Ernest Hogan

Historical Marker #2282, located in Bowling Green, KY (Warren County) honors the adventurous spirit and talented charisma of Black musician and comedian Ernest Hogan.

Ernest Reuben Crowdus Jr. was born on April 17, 1865 in Bowling Green to Reuben and Louisa Crowdus. Reuben Sr. had fought in the Civil War with the 115th US Colored Infantry, and he served as Kentucky’s first Black sheriff throughout the postwar years. The family resided in the Shake Rag neighborhood, a Black community founded in 1802, where Ernest, from a very young age, performed in a local circus with several other boys his age. He earned the title of “The Boneless Man,” as his displays of abnormal flexibility delighted crowds. He never attended school, but these early years of experience would serve as a foundational learning opportunity for a future star.

Ernest took the next step in his career at the age of twelve, joining a traveling actors’ troupe alongside prominent white performers Stuart Robson and William Henry Crane. He played the role of a Black child in performances of "Uncle Tom’s Cabin," a highly popular show at the time, and one that had been transformed by a producer in 1876 with his casting of Black actors. These Black actors quickly and almost universally replaced "Uncle Tom’s Cabin’s" white actors in blackface, marking a turning point that would allow Black performers a space in the entertainment industry.

Ernest remained highly transient as a performer throughout the 1870s and early 1880s, traveling to England as a minstrel with the Frohman brothers, returning to America to once again act in Uncle Tom’s Cabin (this time as Topsy), then performing with a wide array of Black minstrel groups before joining a vaudeville quartet. Sometime during this period of his life, he began going by the last name of Hogan. Across several interviews, he propagated alternating stories to explain his decision—he would claim that Hogan was the name of a judge who had employed his mother, or more simply that “Irish performers were in vogue.”

Already a successful musician, comedian, and actor, Hogan’s career exploded in 1895 and 1896 when he published two songs that would alternatively establish and plague his legacy. First, he wrote “La Pas Ma La,” a piano tune with vocals that was meant to go with a popular couples’ dance he had invented, the “pasmala.” In the sheet music for the song, he dubbed the tune a “rag,” and the rhythm became known as “ragtime,” solidifying Hogan’s reputation as the “Father of Ragtime.”
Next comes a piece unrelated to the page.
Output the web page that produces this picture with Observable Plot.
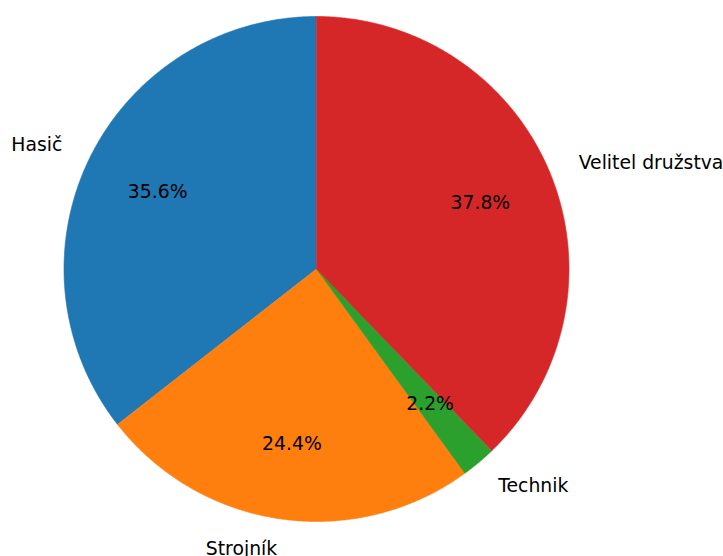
<!DOCTYPE html>
<html>
<head>
<meta charset="utf-8">
<script src="https://cdn.jsdelivr.net/npm/d3@7"></script>
<script src="https://cdn.jsdelivr.net/npm/@observablehq/plot@0.6"></script>
<style>
  html, body { margin: 0; padding: 0; background: #fff; }
  #chart svg { display: block; }
</style>
</head>
<body>
<div id="chart"></div>
<script>
// Data
const categories = ["Hasič", "Strojník", "Technik", "Velitel družstva"];
const counts = [16, 11, 1, 17];
const colors = ["#1f77b4", "#ff7f0e", "#2ca02c", "#d62728"];

// Pie layout (matplotlib style: startangle 90, counterclockwise)
const W = 723, H = 556;
const cx = 316, cy = 268.5, R = 252.5;
const total = d3.sum(counts);
const startDeg = 90;
const labelDist = 1.12, pctDist = 0.7;

let acc = 0;
const slices = categories.map((name, i) => {
  const a0 = startDeg + acc / total * 360;
  acc += counts[i];
  const a1 = startDeg + acc / total * 360;
  return {name, value: counts[i], a0, a1, mid: (a0 + a1) / 2, pct: counts[i] / total * 100};
});

const rad = d => d * Math.PI / 180;
const polyPts = [];
for (const s of slices) {
  polyPts.push({name: s.name, x: 0, y: 0});
  const n = Math.max(2, Math.ceil((s.a1 - s.a0) / 0.5));
  for (let k = 0; k <= n; k++) {
    const a = rad(s.a0 + (s.a1 - s.a0) * k / n);
    polyPts.push({name: s.name, x: Math.cos(a), y: Math.sin(a)});
  }
}

const labels = slices.map(s => ({
  name: s.name,
  x: labelDist * Math.cos(rad(s.mid)),
  y: labelDist * Math.sin(rad(s.mid))
}));
const pcts = slices.map(s => ({
  text: s.pct.toFixed(1) + "%",
  x: pctDist * Math.cos(rad(s.mid)),
  y: pctDist * Math.sin(rad(s.mid))
}));

const font = "DejaVu Sans, sans-serif";
const fs = 18.8;

const chart = Plot.plot({
  width: W,
  height: H,
  margin: 0,
  style: {fontFamily: font, background: "#fff"},
  x: {domain: [-cx / R, (W - cx) / R], axis: null},
  y: {domain: [-(H - cy) / R, cy / R], axis: null},
  color: {domain: categories, range: colors},
  marks: [
    Plot.line(polyPts, {x: "x", y: "y", z: "name", fill: "name", stroke: "name", strokeWidth: 0.6, curve: "linear-closed"}),
    Plot.text(labels.filter(d => d.x < 0), {x: "x", y: "y", text: "name", textAnchor: "end", fontSize: fs, fill: "#000"}),
    Plot.text(labels.filter(d => d.x >= 0), {x: "x", y: "y", text: "name", textAnchor: "start", fontSize: fs, fill: "#000"}),
    Plot.text(pcts, {x: "x", y: "y", text: "text", fontSize: fs, fill: "#000"})
  ]
});
document.getElementById("chart").appendChild(chart);
</script>
</body>
</html>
The next year, he took a tune and some lyrics from an anonymous pianist in Chicago, and published the song “All Coons Look Alike to Me.” While Hogan was no stranger to implementing Black stereotypes in his minstrel shows, this latest song would achieve immense and unexpected popularity, especially among racist whites who devised a slew of other racially offensive songs throughout later years. Hogan would later express dismay at the societal effect that his song had.

Nonetheless, his contributions to Black representation in entertainment were both numerous and profound. Later in his career, he spurned the use of blackface (as even Black performers would further darken their faces and apply red paint to their lips) and popularized a “natural” look for Black performers, helping them reclaim their image from derogatory stereotypes. He shattered longstanding ceilings in the industry by earning $300-$400 a week by the peak of his career in the early 1900s. In 1898, he acted in "Clorindy," or the "Origin of the Cake Walk," the first all-Black created show to hit Broadway, and later wrote and starred in two more wildly successful all-Black musical shows, "Rufus Rastus" and "The Oyster Man" in 1905 and 1907, respectively.

In 1908, Hogan’s health began to fail, resulting in his collapse during two onstage performances of "The Oyster Man." He continued to decline until dying of tuberculosis in 1909, at the young age of forty-four.